Copy exactly, leaving out every image, the lines from the one with "Convert this chart" through the one with "from matplotlib.patches import Rectangle", inclusive.

* [Data entries]:
▬▬▬▬▬▬

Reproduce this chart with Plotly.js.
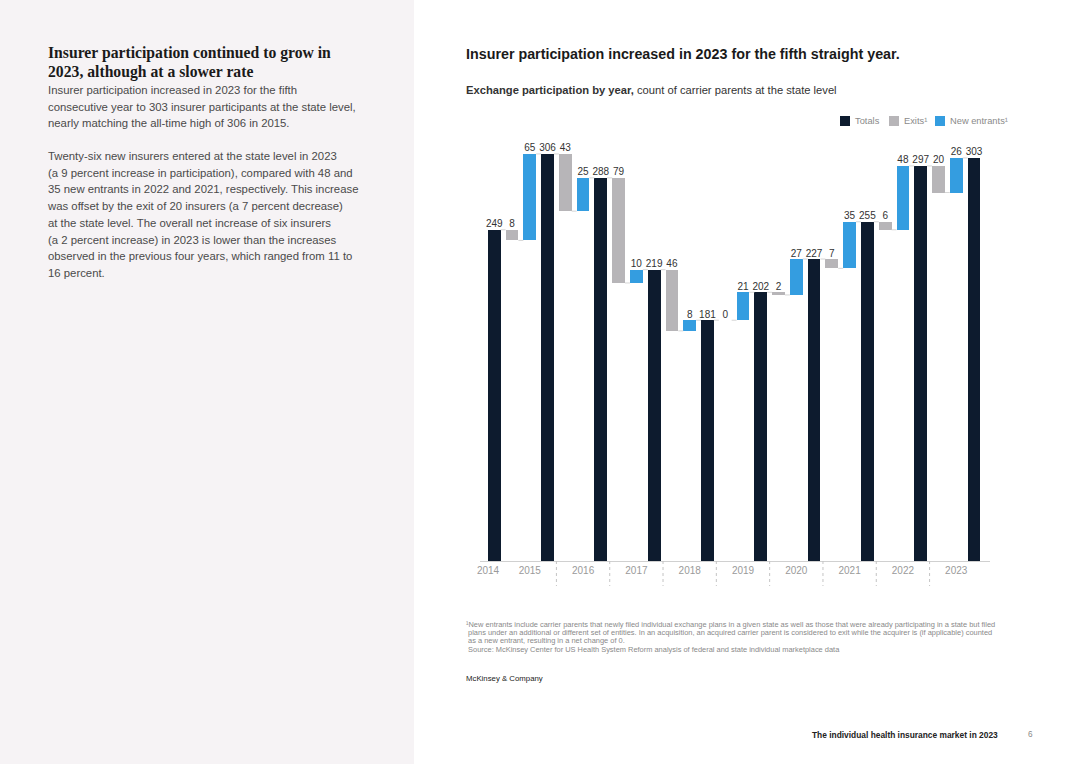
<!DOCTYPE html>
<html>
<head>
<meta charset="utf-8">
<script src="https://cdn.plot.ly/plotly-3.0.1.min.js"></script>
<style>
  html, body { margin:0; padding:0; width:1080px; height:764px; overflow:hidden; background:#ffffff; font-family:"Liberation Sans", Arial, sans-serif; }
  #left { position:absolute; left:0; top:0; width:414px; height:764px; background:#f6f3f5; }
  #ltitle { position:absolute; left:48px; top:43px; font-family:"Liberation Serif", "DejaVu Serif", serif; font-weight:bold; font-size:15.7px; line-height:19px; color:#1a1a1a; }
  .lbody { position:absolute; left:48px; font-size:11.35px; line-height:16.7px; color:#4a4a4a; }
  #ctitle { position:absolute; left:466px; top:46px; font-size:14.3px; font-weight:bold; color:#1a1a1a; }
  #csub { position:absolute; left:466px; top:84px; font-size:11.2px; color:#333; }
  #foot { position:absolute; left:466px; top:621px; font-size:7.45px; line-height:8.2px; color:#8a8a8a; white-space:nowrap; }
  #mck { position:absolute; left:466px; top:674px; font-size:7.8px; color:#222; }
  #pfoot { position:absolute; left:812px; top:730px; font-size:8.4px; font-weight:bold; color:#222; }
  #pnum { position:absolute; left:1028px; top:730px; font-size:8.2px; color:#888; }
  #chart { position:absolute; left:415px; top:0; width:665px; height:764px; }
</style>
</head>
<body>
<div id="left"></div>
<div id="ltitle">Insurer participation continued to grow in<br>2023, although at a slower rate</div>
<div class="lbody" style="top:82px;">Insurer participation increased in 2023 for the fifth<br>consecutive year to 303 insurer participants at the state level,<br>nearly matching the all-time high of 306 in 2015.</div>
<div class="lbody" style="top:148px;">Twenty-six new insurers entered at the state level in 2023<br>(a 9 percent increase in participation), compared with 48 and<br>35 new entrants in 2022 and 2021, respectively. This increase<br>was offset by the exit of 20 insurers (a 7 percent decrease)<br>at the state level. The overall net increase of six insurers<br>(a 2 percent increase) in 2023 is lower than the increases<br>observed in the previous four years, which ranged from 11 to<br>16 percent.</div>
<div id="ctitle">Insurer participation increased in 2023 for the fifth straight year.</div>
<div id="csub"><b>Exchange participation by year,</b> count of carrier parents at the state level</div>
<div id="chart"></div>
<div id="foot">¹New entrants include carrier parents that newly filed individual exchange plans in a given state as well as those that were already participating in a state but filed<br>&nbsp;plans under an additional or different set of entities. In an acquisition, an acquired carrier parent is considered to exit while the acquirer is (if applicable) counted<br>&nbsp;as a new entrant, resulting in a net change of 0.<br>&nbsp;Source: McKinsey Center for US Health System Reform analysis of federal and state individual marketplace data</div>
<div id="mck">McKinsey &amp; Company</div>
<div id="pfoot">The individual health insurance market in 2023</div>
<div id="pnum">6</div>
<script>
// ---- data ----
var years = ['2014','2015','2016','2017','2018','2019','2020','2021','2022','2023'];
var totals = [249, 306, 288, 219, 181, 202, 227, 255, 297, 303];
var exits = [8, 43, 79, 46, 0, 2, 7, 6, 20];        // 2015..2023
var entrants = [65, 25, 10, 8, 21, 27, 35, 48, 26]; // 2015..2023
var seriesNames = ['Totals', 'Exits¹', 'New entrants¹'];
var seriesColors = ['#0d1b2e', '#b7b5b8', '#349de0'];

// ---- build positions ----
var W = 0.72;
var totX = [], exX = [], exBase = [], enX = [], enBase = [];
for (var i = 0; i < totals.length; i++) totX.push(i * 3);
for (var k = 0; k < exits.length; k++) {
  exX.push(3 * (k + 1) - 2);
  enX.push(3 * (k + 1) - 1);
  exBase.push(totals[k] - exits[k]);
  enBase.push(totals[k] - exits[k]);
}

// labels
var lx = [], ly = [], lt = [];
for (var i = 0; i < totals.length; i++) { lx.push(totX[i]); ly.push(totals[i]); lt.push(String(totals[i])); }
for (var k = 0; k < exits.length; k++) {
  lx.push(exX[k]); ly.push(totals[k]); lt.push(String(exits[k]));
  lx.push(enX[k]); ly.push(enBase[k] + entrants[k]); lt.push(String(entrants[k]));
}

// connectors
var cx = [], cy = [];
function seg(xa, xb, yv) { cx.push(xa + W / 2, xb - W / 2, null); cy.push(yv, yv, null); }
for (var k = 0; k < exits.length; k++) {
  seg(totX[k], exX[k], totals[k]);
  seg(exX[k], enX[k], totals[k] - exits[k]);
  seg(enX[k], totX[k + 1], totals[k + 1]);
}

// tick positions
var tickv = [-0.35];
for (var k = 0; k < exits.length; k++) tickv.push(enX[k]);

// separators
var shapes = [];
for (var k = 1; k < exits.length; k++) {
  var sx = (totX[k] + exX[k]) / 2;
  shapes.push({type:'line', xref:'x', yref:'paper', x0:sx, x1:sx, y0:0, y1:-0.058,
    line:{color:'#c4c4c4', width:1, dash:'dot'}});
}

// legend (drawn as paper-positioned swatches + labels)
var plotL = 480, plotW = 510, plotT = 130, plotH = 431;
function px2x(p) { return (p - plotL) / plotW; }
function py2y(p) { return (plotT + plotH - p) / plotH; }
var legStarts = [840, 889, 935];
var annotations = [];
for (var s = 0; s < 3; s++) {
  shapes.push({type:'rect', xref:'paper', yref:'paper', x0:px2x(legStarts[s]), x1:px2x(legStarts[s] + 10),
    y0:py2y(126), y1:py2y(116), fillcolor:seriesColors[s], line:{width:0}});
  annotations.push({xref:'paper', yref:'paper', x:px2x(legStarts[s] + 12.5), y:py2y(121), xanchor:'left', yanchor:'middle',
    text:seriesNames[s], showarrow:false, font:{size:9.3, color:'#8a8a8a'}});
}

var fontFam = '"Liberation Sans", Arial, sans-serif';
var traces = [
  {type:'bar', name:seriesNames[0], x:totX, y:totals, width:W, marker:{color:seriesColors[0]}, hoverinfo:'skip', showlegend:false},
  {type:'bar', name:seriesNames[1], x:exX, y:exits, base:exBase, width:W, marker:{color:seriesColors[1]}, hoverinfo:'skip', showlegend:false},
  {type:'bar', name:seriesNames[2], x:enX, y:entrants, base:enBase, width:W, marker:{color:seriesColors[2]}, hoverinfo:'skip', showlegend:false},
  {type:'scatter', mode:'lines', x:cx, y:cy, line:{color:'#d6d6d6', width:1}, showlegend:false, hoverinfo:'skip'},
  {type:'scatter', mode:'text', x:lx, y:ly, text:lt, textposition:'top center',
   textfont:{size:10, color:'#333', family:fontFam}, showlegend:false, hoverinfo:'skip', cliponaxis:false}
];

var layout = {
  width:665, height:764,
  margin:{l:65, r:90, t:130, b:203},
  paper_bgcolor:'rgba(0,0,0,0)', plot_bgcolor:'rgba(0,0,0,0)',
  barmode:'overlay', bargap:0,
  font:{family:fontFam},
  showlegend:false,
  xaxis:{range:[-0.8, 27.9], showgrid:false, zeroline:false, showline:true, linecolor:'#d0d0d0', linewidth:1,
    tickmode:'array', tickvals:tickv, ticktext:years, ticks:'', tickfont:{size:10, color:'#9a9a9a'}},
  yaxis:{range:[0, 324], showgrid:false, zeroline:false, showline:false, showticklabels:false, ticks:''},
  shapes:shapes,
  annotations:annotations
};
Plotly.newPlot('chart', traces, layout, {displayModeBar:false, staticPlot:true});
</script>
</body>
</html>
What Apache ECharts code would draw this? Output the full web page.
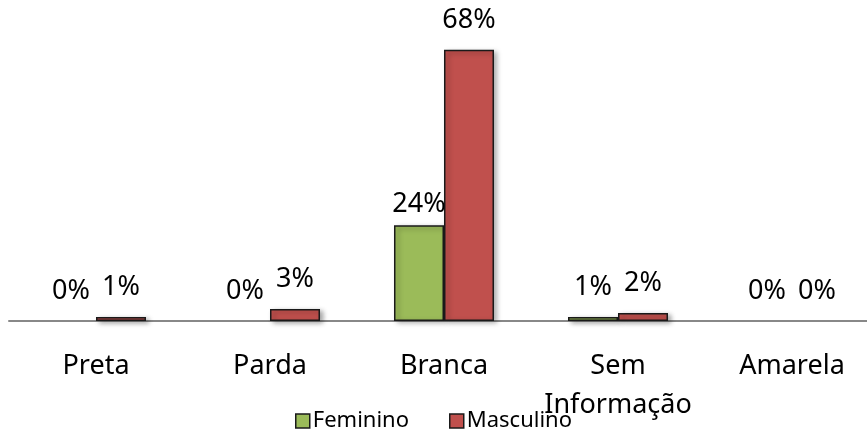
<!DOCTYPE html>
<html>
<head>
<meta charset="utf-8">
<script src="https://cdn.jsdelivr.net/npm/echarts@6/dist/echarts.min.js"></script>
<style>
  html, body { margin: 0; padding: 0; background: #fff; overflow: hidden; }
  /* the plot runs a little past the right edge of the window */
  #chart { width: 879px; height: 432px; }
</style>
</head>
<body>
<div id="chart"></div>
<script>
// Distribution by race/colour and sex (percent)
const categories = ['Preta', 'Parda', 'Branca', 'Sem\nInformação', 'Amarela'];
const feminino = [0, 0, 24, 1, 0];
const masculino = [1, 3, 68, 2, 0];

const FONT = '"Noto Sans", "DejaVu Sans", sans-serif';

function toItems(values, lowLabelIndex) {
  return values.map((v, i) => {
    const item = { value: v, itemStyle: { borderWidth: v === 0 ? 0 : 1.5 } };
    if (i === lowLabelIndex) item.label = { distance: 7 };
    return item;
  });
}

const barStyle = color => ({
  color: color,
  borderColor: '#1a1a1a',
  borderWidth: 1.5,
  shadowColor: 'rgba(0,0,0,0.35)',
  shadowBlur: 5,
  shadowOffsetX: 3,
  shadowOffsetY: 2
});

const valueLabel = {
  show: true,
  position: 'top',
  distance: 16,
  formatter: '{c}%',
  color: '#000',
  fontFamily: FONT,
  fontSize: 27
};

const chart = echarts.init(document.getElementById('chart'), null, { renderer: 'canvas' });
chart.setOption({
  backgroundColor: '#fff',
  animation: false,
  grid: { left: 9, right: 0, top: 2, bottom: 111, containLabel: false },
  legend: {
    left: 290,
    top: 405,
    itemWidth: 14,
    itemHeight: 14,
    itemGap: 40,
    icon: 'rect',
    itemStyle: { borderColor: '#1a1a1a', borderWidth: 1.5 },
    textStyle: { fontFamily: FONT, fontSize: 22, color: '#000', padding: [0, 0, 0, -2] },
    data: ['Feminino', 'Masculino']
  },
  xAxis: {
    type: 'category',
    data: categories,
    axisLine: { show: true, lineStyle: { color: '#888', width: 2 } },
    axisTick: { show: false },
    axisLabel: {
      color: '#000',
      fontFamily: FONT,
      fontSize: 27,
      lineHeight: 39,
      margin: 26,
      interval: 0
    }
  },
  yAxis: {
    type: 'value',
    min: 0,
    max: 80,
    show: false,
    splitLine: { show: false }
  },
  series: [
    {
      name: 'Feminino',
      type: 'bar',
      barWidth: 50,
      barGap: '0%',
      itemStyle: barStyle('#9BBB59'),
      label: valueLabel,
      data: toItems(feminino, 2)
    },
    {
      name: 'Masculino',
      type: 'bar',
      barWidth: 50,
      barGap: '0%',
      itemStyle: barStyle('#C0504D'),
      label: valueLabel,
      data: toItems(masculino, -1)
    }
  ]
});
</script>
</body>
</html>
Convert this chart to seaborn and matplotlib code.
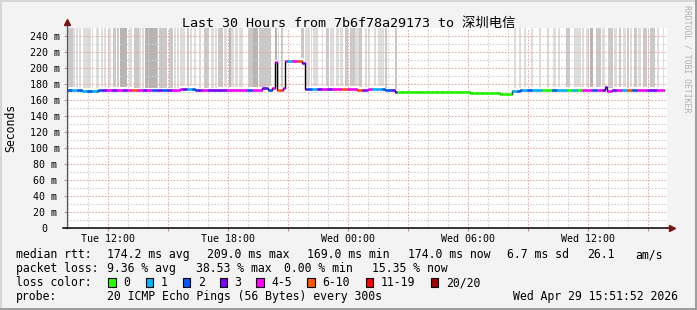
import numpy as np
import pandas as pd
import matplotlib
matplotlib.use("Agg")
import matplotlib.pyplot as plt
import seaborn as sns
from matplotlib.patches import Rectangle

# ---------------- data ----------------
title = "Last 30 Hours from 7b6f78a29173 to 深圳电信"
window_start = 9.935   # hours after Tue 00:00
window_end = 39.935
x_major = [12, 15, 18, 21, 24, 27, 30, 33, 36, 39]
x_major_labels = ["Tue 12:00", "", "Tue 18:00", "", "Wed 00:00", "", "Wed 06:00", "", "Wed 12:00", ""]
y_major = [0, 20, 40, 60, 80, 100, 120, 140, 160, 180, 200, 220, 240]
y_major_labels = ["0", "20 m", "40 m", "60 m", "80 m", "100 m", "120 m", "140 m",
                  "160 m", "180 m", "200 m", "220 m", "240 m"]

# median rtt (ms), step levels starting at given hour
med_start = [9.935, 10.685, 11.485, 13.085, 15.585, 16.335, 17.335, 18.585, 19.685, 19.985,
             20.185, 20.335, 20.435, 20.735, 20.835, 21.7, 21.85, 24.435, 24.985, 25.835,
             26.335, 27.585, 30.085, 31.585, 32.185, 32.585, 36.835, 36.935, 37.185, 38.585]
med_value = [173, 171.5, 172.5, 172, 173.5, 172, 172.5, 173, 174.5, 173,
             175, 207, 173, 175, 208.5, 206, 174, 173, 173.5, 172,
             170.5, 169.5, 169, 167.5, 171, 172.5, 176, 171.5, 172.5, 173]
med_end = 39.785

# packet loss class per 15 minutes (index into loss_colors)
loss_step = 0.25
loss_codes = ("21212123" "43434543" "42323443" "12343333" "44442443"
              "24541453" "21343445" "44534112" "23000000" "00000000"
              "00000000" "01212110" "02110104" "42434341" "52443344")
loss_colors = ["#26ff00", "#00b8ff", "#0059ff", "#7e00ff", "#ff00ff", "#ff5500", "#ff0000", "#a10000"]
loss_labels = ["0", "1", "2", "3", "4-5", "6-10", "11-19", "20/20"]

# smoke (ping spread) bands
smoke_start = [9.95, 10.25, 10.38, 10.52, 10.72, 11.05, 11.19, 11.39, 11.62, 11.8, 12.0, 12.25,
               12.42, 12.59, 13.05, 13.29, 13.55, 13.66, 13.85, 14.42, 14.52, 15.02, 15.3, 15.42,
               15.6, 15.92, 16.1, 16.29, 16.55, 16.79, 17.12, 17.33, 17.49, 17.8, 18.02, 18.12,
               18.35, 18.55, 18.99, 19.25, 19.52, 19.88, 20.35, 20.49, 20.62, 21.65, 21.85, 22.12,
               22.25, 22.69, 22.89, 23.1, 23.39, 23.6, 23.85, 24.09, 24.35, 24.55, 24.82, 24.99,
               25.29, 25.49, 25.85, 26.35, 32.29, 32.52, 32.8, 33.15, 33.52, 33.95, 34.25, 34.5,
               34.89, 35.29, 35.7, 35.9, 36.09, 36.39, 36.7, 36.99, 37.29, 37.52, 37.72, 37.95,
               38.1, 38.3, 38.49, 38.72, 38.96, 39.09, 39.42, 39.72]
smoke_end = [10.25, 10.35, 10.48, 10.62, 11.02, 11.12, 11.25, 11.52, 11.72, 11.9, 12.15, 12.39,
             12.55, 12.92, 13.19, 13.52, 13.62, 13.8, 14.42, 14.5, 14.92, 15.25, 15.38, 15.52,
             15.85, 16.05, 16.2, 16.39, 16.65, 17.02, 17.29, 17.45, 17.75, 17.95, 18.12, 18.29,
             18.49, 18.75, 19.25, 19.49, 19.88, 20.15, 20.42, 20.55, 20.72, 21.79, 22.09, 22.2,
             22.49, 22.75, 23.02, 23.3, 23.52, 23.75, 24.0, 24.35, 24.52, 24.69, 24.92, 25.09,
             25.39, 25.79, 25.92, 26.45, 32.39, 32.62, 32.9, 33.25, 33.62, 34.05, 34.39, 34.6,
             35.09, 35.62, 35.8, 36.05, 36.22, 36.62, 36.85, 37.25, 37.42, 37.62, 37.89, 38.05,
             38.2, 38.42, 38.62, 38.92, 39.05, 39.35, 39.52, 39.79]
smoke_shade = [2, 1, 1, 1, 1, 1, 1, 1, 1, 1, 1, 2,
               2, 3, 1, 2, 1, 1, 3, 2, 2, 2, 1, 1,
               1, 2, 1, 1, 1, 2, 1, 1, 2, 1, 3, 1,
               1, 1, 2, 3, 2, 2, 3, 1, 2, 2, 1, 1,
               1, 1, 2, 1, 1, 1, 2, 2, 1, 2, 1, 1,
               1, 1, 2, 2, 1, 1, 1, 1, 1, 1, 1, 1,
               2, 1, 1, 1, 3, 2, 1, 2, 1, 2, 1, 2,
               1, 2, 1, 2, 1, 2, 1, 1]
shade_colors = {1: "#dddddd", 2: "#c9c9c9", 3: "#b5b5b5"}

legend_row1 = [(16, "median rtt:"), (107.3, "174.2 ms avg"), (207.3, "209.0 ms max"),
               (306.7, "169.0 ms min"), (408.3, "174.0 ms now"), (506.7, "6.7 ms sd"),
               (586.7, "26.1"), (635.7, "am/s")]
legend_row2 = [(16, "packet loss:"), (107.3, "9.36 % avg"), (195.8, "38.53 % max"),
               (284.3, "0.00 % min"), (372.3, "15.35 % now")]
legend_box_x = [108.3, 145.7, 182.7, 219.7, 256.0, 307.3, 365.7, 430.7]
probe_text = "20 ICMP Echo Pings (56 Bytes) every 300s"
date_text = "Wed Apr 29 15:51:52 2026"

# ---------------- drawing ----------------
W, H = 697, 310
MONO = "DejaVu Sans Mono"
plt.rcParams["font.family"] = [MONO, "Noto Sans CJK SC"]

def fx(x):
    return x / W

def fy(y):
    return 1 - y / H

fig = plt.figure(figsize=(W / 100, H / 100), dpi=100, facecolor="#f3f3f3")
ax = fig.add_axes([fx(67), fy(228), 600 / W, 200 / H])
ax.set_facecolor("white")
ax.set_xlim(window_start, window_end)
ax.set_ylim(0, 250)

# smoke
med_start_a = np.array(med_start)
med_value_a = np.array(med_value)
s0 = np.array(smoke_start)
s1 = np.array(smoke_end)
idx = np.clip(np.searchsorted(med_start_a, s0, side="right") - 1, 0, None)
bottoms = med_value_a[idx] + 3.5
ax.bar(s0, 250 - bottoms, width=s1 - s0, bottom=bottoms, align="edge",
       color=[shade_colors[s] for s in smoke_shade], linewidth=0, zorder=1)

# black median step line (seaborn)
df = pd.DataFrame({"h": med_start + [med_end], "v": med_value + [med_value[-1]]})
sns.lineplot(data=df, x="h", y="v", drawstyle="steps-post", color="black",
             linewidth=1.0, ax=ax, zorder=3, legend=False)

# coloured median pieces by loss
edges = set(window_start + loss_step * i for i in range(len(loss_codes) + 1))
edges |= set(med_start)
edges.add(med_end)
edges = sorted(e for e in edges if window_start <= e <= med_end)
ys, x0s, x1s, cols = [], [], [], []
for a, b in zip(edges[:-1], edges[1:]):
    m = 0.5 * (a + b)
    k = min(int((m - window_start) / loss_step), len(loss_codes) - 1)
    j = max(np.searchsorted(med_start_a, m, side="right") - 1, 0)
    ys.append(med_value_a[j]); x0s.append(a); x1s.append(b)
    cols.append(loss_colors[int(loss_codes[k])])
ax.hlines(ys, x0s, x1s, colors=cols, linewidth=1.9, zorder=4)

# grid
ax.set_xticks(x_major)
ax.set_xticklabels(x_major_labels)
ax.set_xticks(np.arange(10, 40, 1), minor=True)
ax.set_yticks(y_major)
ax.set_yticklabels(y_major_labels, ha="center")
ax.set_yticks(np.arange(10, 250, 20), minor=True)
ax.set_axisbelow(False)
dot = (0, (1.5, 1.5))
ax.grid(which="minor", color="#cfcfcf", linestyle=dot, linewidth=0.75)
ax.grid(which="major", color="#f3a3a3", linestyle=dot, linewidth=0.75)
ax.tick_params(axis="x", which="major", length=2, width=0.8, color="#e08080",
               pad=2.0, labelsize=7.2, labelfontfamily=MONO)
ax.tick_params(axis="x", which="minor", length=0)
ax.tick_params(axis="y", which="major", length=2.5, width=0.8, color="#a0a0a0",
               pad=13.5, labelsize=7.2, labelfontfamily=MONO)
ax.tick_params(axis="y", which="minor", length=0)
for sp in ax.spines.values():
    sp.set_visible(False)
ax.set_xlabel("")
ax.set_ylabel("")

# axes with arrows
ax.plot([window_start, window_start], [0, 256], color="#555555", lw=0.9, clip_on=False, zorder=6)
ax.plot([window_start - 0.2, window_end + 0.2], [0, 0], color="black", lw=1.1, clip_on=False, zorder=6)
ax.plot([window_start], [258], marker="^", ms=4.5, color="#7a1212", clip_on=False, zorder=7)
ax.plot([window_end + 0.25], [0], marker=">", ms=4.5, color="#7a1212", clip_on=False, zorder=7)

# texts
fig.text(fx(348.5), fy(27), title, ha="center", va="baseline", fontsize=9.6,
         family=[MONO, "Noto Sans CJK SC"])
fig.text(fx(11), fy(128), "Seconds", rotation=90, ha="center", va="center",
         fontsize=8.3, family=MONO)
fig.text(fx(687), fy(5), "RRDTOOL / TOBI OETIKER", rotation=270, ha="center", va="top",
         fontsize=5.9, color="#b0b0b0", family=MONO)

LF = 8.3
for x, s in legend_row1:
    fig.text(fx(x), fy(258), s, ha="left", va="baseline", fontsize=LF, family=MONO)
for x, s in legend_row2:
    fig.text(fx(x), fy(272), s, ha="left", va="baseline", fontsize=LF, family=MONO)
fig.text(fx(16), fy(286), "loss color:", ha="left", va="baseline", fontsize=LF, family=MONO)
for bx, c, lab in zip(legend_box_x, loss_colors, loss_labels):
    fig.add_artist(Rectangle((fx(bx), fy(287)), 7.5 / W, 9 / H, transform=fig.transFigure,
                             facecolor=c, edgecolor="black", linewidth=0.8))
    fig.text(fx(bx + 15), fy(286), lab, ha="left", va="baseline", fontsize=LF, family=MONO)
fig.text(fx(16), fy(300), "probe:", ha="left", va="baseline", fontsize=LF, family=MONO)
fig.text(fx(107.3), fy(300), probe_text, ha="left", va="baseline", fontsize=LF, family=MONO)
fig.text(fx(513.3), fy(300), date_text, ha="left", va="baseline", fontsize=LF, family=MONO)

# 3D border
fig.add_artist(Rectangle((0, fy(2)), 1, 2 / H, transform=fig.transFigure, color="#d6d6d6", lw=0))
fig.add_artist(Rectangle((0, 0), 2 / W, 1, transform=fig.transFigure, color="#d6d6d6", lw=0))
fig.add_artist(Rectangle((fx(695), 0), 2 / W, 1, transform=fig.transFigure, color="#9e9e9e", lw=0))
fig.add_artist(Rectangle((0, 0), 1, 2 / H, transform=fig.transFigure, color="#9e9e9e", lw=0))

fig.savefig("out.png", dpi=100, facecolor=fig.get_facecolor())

▬▬▬▬▬▬

* [Response]:
Convert this chart to seaborn and matplotlib code.
import numpy as np
import pandas as pd
import matplotlib
matplotlib.use("Agg")
import matplotlib.pyplot as plt
import seaborn as sns
from matplotlib.patches import Rectangle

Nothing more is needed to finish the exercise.